## What you have to do
Pick out each line of the records in which the word "recreates" appears.

## Information provided
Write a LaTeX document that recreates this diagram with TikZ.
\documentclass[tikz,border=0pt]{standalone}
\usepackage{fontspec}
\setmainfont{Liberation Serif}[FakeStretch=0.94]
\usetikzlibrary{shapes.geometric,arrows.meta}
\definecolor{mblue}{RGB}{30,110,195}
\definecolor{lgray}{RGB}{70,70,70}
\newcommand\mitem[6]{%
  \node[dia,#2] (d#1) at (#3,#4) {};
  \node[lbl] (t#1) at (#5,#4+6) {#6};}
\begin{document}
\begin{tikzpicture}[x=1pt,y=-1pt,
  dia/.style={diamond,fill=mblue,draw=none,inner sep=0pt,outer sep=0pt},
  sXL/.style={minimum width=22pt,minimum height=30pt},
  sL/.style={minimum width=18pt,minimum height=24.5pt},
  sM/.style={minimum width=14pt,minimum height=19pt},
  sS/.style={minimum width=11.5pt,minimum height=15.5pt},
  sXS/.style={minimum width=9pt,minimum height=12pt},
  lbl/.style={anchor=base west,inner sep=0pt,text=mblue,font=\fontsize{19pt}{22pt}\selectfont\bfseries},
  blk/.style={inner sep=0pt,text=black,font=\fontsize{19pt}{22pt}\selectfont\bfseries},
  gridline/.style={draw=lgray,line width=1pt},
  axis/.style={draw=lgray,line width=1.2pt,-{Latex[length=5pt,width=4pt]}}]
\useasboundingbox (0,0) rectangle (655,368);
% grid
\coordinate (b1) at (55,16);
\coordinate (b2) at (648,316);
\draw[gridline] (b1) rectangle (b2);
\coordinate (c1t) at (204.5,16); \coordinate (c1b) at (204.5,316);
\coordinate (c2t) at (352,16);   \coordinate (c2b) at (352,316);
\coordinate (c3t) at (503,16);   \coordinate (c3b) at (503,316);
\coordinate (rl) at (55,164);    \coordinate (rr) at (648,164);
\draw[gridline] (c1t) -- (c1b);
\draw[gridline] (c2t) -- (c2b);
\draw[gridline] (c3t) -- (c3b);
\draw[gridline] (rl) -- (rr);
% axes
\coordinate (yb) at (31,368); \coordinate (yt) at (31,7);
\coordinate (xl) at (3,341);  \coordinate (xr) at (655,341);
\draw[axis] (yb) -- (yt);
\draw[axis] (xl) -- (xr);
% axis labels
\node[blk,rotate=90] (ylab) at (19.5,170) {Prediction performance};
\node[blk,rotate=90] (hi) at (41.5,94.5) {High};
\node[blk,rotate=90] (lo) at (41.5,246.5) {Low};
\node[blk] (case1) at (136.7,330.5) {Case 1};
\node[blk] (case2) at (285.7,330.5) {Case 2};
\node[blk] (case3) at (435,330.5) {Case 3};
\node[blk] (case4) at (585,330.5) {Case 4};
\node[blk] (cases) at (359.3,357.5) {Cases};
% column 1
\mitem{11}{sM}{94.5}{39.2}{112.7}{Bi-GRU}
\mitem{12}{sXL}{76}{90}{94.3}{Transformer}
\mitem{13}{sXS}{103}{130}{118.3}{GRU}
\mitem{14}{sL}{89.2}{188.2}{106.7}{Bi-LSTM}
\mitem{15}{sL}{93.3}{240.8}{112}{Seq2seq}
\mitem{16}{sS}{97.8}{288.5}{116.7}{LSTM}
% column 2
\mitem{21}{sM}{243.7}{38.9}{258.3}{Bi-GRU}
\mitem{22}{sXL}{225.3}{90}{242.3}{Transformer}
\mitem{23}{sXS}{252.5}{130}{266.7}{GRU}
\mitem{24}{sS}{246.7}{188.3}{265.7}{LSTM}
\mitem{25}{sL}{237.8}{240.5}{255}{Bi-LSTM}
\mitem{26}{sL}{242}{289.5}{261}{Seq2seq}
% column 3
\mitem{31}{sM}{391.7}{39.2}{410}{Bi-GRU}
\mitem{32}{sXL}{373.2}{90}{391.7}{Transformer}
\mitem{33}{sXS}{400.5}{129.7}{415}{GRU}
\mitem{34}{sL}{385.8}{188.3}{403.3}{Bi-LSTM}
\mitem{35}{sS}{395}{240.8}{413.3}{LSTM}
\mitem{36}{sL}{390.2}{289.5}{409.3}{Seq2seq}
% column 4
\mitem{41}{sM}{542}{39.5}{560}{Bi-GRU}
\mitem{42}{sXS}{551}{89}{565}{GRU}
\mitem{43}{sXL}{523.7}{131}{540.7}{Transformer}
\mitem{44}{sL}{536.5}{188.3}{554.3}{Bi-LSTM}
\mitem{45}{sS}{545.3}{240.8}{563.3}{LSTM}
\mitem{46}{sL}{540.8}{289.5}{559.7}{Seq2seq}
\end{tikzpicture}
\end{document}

* * *

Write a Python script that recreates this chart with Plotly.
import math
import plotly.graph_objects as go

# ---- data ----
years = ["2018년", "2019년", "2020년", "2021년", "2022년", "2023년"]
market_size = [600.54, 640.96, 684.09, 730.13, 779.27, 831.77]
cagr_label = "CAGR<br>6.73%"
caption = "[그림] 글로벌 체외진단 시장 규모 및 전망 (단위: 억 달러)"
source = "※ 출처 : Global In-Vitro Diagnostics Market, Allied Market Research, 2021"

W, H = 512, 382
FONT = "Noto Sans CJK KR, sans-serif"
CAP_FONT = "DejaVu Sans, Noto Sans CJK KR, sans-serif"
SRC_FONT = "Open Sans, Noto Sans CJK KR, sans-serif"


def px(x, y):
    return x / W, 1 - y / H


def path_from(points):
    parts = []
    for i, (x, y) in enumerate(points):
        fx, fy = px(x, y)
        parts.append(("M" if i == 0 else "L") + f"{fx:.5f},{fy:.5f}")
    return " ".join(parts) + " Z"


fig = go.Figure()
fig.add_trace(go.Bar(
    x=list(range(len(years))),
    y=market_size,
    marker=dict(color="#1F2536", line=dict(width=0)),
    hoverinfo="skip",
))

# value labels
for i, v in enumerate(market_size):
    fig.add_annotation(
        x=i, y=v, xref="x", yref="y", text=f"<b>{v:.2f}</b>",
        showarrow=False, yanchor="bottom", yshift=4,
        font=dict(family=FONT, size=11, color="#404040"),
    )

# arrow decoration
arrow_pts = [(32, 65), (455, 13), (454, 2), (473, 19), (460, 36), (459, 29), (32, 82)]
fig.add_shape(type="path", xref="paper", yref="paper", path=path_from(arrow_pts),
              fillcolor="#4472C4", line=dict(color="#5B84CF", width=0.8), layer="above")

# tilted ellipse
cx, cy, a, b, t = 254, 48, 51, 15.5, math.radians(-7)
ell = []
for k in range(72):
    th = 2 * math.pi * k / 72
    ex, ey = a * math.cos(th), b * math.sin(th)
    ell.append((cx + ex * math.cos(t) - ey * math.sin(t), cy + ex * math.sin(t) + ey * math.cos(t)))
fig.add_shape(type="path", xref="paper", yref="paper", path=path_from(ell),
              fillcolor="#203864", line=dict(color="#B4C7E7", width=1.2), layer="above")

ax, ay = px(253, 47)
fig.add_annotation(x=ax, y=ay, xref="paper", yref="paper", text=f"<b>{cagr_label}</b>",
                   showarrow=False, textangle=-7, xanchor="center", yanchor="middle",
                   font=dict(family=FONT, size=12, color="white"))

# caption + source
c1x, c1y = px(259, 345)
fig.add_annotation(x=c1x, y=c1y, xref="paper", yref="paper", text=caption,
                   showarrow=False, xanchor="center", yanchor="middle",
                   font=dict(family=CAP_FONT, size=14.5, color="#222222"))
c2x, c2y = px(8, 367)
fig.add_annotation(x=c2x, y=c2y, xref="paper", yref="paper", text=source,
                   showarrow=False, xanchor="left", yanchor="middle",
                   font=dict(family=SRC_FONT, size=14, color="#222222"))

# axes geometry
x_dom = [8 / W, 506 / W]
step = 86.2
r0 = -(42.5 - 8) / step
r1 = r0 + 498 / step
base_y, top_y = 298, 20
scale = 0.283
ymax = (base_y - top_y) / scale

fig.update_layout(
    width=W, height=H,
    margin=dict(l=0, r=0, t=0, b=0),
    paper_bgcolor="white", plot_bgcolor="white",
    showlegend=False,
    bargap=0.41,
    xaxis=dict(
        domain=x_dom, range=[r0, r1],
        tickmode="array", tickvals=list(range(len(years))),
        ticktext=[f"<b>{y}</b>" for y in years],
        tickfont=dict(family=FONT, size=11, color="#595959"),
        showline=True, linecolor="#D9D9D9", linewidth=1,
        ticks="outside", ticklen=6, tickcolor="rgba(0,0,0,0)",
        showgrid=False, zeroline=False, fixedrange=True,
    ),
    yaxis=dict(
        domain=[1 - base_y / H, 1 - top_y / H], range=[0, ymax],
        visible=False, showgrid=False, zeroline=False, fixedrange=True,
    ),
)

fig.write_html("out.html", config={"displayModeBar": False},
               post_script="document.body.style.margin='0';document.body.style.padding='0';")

## Result of the task
Write a LaTeX document that recreates this diagram with TikZ.
Write a Python script that recreates this chart with Plotly.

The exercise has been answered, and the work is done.